TASK PROMPT =
Which lines in the records below contain the word "this"? Copy each one out.

Code that draws figures:

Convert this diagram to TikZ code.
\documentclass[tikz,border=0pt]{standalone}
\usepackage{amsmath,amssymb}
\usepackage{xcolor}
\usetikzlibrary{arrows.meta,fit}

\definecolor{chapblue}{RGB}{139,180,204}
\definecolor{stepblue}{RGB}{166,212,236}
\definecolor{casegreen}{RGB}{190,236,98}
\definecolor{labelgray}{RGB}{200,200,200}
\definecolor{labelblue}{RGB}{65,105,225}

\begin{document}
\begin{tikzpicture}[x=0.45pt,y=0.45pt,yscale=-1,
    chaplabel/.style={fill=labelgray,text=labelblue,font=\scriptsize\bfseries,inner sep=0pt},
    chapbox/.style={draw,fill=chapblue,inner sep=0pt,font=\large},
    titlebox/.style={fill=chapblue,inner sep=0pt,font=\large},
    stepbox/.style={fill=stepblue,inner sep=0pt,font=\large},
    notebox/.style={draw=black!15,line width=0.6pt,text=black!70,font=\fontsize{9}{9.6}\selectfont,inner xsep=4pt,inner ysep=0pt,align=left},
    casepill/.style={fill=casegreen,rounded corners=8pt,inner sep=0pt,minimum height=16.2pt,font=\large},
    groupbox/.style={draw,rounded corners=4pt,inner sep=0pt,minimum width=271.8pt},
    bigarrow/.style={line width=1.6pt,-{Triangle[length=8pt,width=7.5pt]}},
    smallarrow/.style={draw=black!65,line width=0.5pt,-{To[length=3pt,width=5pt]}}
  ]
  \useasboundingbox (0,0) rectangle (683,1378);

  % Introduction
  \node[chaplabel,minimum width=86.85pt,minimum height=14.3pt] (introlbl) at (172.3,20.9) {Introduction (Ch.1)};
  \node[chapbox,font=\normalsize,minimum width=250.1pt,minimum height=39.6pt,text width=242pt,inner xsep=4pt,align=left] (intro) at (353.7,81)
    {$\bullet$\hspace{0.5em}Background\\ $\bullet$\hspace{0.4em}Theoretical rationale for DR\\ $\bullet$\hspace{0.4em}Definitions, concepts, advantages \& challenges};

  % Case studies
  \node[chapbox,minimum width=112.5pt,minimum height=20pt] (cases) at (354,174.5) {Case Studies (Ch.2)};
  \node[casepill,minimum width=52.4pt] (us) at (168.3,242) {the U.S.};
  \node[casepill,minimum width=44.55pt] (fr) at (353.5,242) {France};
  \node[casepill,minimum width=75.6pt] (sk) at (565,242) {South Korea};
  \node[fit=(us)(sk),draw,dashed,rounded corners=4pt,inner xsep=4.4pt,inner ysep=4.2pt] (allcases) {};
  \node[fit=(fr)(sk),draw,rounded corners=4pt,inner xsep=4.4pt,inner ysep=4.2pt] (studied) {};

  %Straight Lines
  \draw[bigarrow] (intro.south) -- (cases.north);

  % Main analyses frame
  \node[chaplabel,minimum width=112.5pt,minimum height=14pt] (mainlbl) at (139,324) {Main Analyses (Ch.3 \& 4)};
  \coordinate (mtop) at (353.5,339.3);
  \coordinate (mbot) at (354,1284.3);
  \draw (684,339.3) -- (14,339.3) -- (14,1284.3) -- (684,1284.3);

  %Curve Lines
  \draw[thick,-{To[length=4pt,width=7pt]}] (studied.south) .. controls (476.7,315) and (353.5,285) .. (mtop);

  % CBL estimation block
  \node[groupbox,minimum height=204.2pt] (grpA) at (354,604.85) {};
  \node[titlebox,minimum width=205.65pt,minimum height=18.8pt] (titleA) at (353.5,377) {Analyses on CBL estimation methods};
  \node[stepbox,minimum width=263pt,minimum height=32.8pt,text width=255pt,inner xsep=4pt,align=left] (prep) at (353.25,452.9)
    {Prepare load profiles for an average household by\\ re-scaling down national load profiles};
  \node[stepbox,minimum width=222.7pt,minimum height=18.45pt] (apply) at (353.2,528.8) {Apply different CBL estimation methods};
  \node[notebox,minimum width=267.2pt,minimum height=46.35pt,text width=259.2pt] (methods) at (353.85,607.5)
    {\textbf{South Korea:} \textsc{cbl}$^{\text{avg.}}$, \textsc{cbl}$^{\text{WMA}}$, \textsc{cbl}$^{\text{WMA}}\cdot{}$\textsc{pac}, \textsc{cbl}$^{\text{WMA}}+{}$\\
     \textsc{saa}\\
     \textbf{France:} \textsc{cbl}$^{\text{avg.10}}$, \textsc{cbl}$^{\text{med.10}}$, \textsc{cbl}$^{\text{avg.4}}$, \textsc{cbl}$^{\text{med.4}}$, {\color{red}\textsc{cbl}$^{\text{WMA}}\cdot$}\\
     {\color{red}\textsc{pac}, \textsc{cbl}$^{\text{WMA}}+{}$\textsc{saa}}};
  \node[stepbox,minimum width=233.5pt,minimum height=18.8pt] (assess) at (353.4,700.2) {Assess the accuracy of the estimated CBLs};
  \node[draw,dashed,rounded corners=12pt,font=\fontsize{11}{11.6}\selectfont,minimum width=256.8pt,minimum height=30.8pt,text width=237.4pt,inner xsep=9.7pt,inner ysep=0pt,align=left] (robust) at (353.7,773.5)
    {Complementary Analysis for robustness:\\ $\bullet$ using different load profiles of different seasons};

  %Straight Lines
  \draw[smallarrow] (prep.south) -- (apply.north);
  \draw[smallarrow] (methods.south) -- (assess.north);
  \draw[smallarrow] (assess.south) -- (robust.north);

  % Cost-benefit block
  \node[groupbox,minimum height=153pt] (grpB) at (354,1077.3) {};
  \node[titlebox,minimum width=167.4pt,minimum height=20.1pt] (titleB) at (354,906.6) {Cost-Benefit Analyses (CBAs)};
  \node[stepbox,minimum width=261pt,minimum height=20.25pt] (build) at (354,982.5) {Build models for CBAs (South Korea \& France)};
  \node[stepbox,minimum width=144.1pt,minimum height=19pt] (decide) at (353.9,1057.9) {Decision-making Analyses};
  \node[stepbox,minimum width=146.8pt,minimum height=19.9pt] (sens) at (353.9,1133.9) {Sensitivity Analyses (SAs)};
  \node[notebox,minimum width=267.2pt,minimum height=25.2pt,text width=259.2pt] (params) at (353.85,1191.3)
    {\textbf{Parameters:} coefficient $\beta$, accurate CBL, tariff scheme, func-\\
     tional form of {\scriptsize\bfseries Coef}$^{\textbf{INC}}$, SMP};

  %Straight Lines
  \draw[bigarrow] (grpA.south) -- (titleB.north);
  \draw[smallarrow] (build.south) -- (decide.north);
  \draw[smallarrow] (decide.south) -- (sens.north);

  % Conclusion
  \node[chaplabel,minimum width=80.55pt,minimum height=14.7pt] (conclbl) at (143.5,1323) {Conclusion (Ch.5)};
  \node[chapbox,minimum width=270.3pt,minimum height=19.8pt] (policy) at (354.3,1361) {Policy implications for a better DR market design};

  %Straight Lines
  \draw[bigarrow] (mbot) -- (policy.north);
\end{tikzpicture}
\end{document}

...

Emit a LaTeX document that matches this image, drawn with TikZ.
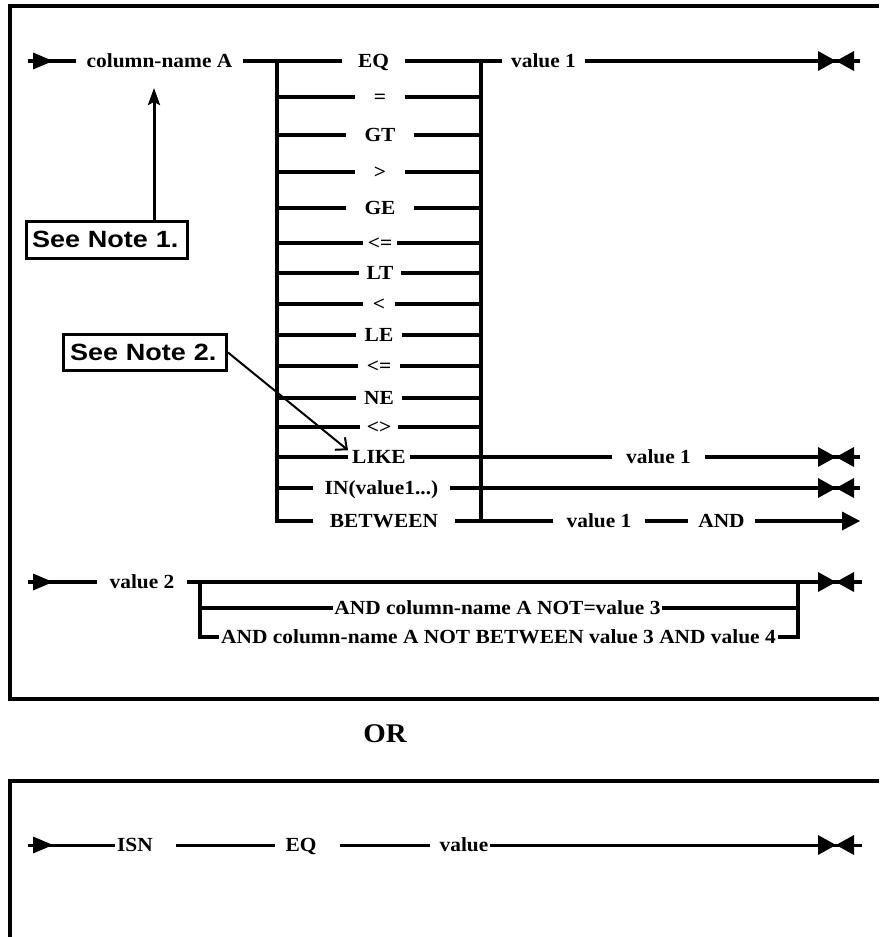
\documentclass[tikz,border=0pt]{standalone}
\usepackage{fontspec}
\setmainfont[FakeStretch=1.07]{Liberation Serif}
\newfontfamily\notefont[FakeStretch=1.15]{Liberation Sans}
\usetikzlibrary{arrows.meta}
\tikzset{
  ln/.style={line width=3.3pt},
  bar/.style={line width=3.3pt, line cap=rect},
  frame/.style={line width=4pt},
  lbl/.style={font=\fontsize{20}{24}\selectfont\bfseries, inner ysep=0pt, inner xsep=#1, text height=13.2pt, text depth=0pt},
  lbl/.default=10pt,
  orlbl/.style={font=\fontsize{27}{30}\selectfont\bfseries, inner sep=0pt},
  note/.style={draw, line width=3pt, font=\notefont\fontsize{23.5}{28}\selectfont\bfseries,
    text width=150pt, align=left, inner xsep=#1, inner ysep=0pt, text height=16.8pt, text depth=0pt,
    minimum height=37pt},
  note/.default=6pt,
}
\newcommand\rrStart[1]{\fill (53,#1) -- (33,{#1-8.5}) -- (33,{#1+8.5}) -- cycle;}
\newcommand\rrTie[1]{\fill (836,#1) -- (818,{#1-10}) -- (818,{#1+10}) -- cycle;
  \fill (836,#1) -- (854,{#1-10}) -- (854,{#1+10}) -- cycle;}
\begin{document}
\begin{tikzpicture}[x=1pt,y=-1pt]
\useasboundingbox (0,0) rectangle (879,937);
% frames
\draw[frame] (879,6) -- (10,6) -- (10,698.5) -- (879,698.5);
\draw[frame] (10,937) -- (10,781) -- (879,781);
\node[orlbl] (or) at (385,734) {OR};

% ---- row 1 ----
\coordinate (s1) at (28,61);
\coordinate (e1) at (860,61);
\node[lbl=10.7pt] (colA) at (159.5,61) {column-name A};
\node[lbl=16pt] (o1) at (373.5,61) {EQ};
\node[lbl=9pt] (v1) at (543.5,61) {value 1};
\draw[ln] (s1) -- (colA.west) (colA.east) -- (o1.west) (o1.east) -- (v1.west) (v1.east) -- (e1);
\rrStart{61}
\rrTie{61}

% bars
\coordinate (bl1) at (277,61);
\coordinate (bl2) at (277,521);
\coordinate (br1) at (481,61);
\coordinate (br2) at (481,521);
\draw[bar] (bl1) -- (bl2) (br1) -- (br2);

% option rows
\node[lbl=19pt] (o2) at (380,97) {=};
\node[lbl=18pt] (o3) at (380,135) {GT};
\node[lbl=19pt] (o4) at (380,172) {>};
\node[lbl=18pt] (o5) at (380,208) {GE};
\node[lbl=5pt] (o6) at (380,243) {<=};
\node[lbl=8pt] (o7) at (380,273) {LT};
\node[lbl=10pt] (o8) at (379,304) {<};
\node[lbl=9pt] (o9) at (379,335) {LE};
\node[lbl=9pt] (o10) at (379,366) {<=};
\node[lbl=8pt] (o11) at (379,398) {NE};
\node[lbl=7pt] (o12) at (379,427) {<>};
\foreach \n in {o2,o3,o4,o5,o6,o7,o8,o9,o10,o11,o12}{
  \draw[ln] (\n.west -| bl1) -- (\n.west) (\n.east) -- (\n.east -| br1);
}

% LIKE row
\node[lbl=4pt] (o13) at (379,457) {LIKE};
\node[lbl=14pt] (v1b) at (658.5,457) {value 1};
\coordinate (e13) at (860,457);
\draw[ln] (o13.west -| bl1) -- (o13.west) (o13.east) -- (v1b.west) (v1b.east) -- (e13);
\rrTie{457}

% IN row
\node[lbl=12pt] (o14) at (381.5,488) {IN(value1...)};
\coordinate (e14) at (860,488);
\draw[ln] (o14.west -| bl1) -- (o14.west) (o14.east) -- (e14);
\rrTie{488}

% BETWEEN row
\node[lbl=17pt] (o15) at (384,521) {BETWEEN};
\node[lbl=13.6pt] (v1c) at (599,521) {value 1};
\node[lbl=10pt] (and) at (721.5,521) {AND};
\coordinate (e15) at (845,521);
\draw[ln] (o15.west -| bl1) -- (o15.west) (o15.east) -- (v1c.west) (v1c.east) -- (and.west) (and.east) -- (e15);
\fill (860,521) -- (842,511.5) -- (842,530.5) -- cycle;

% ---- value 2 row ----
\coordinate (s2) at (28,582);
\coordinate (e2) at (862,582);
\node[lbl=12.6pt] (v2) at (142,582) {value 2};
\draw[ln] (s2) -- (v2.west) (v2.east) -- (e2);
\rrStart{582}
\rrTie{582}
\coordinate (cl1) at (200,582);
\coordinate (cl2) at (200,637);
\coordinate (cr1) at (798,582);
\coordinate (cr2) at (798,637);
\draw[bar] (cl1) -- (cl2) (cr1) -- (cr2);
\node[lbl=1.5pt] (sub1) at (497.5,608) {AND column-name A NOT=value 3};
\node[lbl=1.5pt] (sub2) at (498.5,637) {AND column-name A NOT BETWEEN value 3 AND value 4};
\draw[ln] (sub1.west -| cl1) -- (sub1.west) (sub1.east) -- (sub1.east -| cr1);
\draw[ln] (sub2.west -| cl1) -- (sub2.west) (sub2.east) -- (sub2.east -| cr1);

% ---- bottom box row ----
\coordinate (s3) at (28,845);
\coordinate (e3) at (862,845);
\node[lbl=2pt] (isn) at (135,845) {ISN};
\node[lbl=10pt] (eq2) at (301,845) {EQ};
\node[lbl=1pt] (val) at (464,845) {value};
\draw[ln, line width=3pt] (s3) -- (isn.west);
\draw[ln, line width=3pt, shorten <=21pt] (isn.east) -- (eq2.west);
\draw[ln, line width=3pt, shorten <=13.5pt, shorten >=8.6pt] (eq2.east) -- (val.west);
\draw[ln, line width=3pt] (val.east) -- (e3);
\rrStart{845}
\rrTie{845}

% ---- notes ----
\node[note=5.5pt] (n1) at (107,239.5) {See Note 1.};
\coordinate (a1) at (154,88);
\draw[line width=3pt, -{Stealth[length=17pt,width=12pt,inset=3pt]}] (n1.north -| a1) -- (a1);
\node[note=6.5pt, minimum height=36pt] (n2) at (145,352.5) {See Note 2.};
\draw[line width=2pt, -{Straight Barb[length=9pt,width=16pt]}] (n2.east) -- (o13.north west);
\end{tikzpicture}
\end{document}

REPLY TO THE EXERCISE =
Convert this diagram to TikZ code.
Emit a LaTeX document that matches this image, drawn with TikZ.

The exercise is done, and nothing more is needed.